It’s a rare business that doesn’t suffer adversity and disruption from time to time. When that happens to your business, you need to step up your communication, not retreat into your shell.
There’s something going on right now that illustrates why it’s so important to remain in touch with customers and the marketplace while you sort out your problems.
A photo hosting website I use has been off the air for more than three days now. The company has put out no information at all to its tens of thousands of customers around the world. The web is awash with rumours. According to one widespread rumour, the company has gone bust.

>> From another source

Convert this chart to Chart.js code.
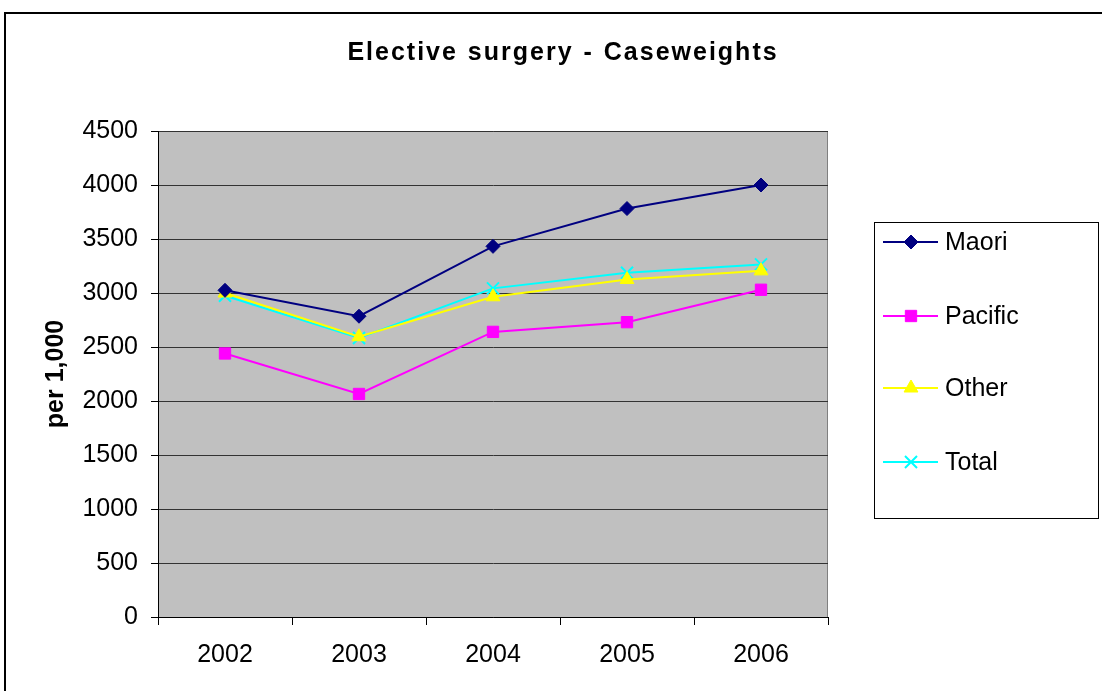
<!DOCTYPE html>
<html>
<head>
<meta charset="utf-8">
<script src="https://cdn.jsdelivr.net/npm/chart.js@4.4.1/dist/chart.umd.min.js"></script>
<style>
  html, body { margin: 0; padding: 0; background: #ffffff; }
  #wrap { position: relative; width: 1102px; height: 691px; }
  canvas { display: block; }
</style>
</head>
<body>
<div id="wrap"><canvas id="chart" width="1102" height="691"></canvas></div>
<script>
// Elective surgery caseweights per 1,000, by ethnic group
const years = ['2002', '2003', '2004', '2005', '2006'];
const maori   = [3025, 2785, 3432, 3782, 4000];
const pacific = [2440, 2065, 2640, 2730, 3030];
const other   = [3000, 2595, 2965, 3125, 3205];
const total   = [2975, 2583, 3043, 3188, 3265];
const yTicks  = [0, 500, 1000, 1500, 2000, 2500, 3000, 3500, 4000, 4500];

const chartTitle = 'Elective surgery - Caseweights';
const yTitle = 'per 1,000';
const FONT = 'Arial, "Liberation Sans", Helvetica, sans-serif';

function series(label, data, color, style, radius, bw) {
  return {
    label, data,
    borderColor: color,
    backgroundColor: color,
    borderWidth: 2,
    pointStyle: style,
    pointRadius: radius,
    pointHoverRadius: radius,
    pointBorderWidth: bw,
    pointBackgroundColor: color,
    pointBorderColor: color,
    tension: 0,
    fill: false
  };
}

const datasets = [
  series('Maori', maori, '#000080', 'rectRot', 7, 1),
  series('Pacific', pacific, '#FF00FF', 'rect', 8, 1),
  series('Other', other, '#FFFF00', 'triangle', 8, 1),
  series('Total', total, '#00FFFF', 'crossRot', 8.5, 2)
];

// Frame, plot background, title and boxed legend
const decorations = {
  id: 'decorations',
  beforeDraw(chart) {
    const { ctx, chartArea: a } = chart;
    ctx.save();
    ctx.fillStyle = '#ffffff';
    ctx.fillRect(0, 0, chart.width, chart.height);
    ctx.fillStyle = '#C0C0C0';
    ctx.fillRect(a.left, a.top, a.right - a.left, a.bottom - a.top);
    ctx.strokeStyle = '#808080';
    ctx.lineWidth = 1;
    ctx.beginPath();
    ctx.moveTo(a.left, a.top + 0.5);
    ctx.lineTo(a.right - 0.5, a.top + 0.5);
    ctx.lineTo(a.right - 0.5, a.bottom);
    ctx.stroke();
    ctx.restore();
  },
  afterDraw(chart) {
    const { ctx } = chart;
    ctx.save();
    // outer frame
    ctx.strokeStyle = '#000000';
    ctx.lineWidth = 2;
    ctx.strokeRect(5, 13, 1110, 700);
    // title
    ctx.fillStyle = '#000000';
    ctx.font = 'bold 25px ' + FONT;
    ctx.letterSpacing = '2px';
    ctx.wordSpacing = '1px';
    ctx.textAlign = 'center';
    ctx.textBaseline = 'middle';
    ctx.fillText(chartTitle, 563, 53);
    ctx.letterSpacing = '0px';
    ctx.wordSpacing = '0px';
    // legend box
    const bx = 874, by = 222, bw = 224, bh = 296;
    ctx.fillStyle = '#ffffff';
    ctx.fillRect(bx, by, bw, bh);
    ctx.strokeStyle = '#000000';
    ctx.lineWidth = 1;
    ctx.strokeRect(bx + 0.5, by + 0.5, bw, bh);
    const rowsY = [242, 316, 388, 462];
    chart.data.datasets.forEach((ds, i) => {
      const y = rowsY[i];
      ctx.strokeStyle = ds.borderColor;
      ctx.lineWidth = 2;
      ctx.beginPath();
      ctx.moveTo(883, y);
      ctx.lineTo(938, y);
      ctx.stroke();
      ctx.fillStyle = ds.pointBackgroundColor;
      ctx.strokeStyle = ds.pointBorderColor;
      ctx.lineWidth = ds.pointBorderWidth;
      Chart.helpers.drawPoint(ctx, {
        pointStyle: ds.pointStyle,
        radius: ds.pointRadius,
        borderWidth: ds.pointBorderWidth,
        rotation: 0
      }, 911, y);
      ctx.fillStyle = '#000000';
      ctx.font = '25px ' + FONT;
      ctx.textAlign = 'left';
      ctx.textBaseline = 'middle';
      ctx.fillText(ds.label, 945, y + 1);
    });
    ctx.restore();
  }
};

new Chart(document.getElementById('chart'), {
  type: 'line',
  data: { labels: years, datasets },
  plugins: [decorations],
  options: {
    responsive: false,
    animation: false,
    events: [],
    layout: { padding: { top: 131, right: 274, bottom: 0, left: 0 } },
    plugins: {
      legend: { display: false },
      title: { display: false },
      tooltip: { enabled: false }
    },
    scales: {
      x: {
        type: 'category',
        offset: true,
        afterFit(scale) { scale.height = 691 - 617; },
        grid: {
          offset: true,
          drawOnChartArea: false,
          drawTicks: true,
          tickLength: 8,
          color: '#000000',
          lineWidth: 1
        },
        border: { display: true, color: '#000000', width: 1 },
        ticks: {
          color: '#000000',
          font: { family: FONT, size: 25 },
          padding: 15,
          maxRotation: 0
        }
      },
      y: {
        min: 0,
        max: 4500,
        afterFit(scale) { scale.width = 158; },
        afterBuildTicks(scale) { scale.ticks = yTicks.map(v => ({ value: v })); },
        grid: {
          color: '#333333',
          lineWidth: 1,
          drawTicks: true,
          tickLength: 7,
          tickColor: '#000000'
        },
        border: { display: true, color: '#000000', width: 1 },
        ticks: {
          color: '#000000',
          font: { family: FONT, size: 25 },
          padding: 13,
          callback: (v) => String(v)
        },
        title: {
          display: true,
          text: yTitle,
          color: '#000000',
          font: { family: FONT, size: 25, weight: 'bold' },
          padding: { top: 41, bottom: 0 }
        }
      }
    }
  }
});
</script>
</body>
</html>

Although that doesn’t appear to be true, the rumour is spreading rapidly.
Even if the company resolves whatever the problem is – perhaps it’s hardware servers or communications equipment, which is another rumour – a bad impression of the company is going to persist. They’ll be unable to erase from the web the thousands of references to the company being liquidated, inaccurate though they may be.

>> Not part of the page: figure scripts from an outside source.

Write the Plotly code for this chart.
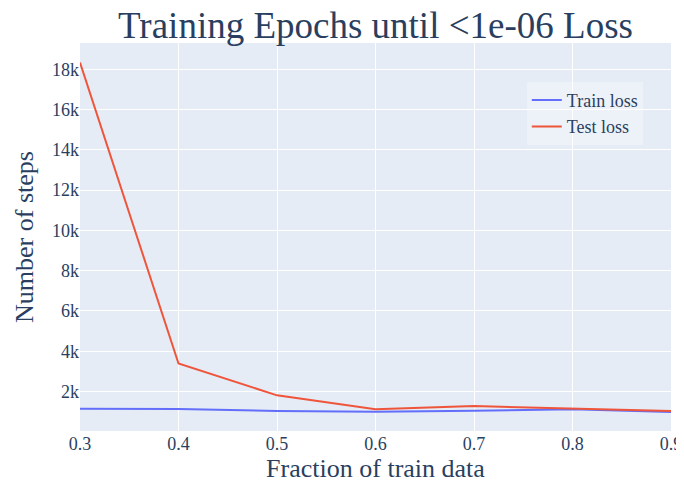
import plotly.graph_objects as go

fractions = [0.3, 0.4, 0.5, 0.6, 0.7, 0.8, 0.9]
train_steps = [1150, 1135, 1035, 1000, 1050, 1115, 985]
test_steps = [18330, 3390, 1810, 1115, 1280, 1165, 1030]

fig = go.Figure()
fig.add_trace(go.Scatter(x=fractions, y=train_steps, mode="lines", name="Train loss",
                         line=dict(color="#636efa", width=2)))
fig.add_trace(go.Scatter(x=fractions, y=test_steps, mode="lines", name="Test loss",
                         line=dict(color="#ef553b", width=2)))

fig.update_layout(
    template="plotly",
    width=684, height=482,
    font=dict(family="Liberation Serif", size=18, color="#2a3f5f"),
    title=dict(text="Training Epochs until <1e-06 Loss", x=0.5, xref="paper", xanchor="center",
               y=0.992, yanchor="top", font=dict(size=37)),
    margin=dict(l=72, r=21, t=35, b=59, autoexpand=False),
    legend=dict(x=0.756, y=0.9, xanchor="left", yanchor="top",
                bgcolor="rgba(255,255,255,0.3)", font=dict(size=18)),
    xaxis=dict(title=dict(text="Fraction of train data", font=dict(size=26), standoff=3),
               range=[0.3, 0.9], dtick=0.1, automargin=False),
    yaxis=dict(title=dict(text="Number of steps", font=dict(size=26), standoff=10),
               range=[40, 19300], dtick=2000, tickformat="~s", automargin=False),
)

fig.write_html("out.html")
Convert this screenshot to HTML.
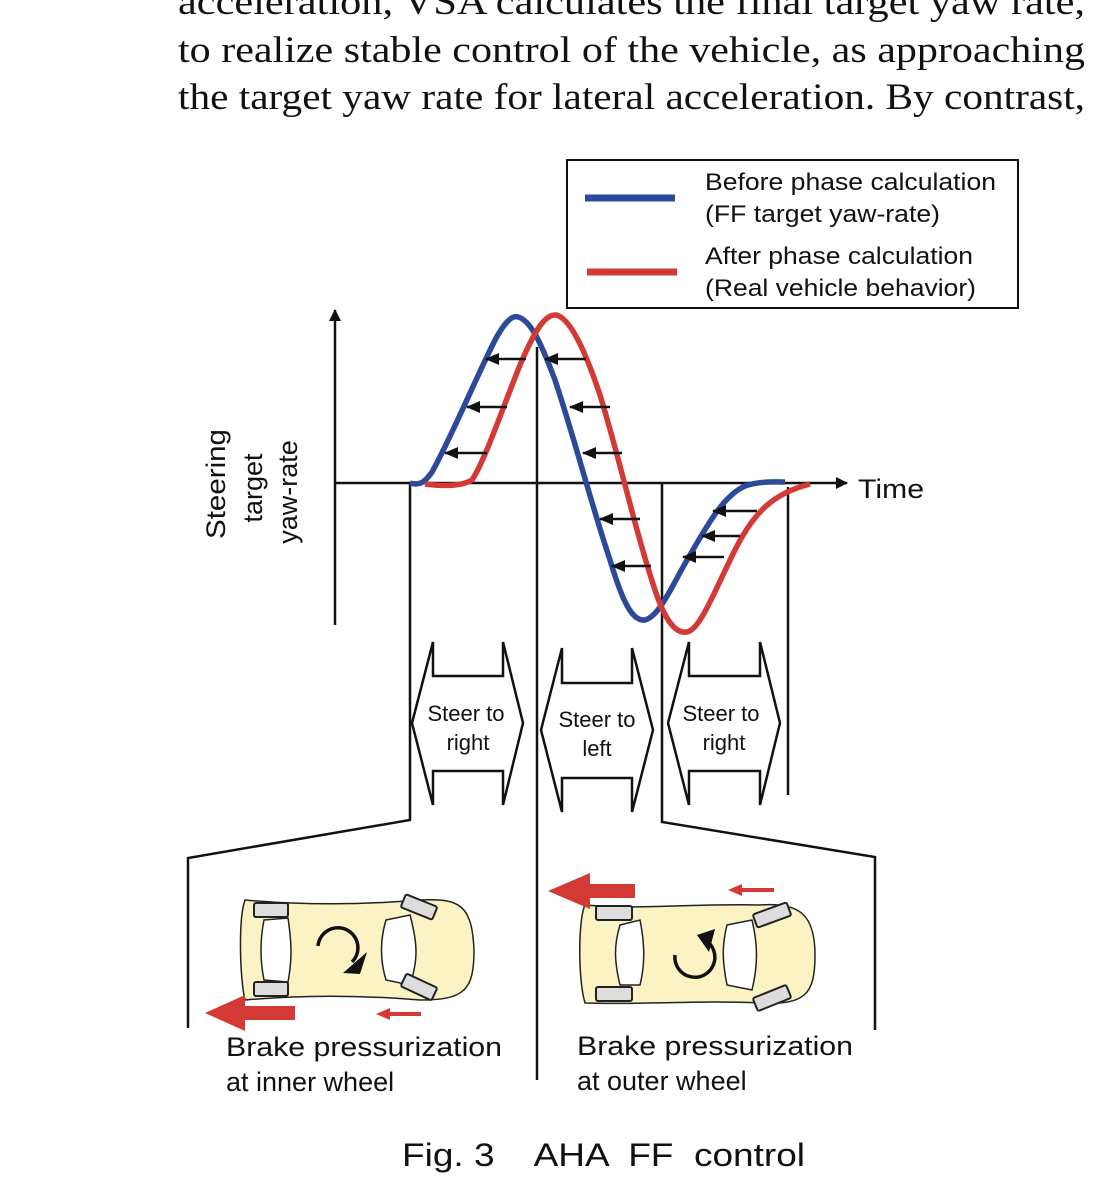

Many people are posting about their plan to look for another photo hosting site, whatever the outcome of the present problem is. If the unavailability of the site had been explained, they’d probably relax and wait for it to come back, rather than getting upset.
The company (which I won’t name as I don’t want to add to the rumours) could have got an explanation out by now. Even if their mail system is goosed along with other equipment, they could have posted status reports on bulletin boards, put out press releases to the media, set up another temporary web site to explain what’s going on, written some blog entries…
In other words, your communication plan has to cover not only what you do when things are going well, but what you will do in a crisis to manage expectations, preserve your reputation, and give you the best chance of resuming normal business with loyal customers.
How good is your communication plan?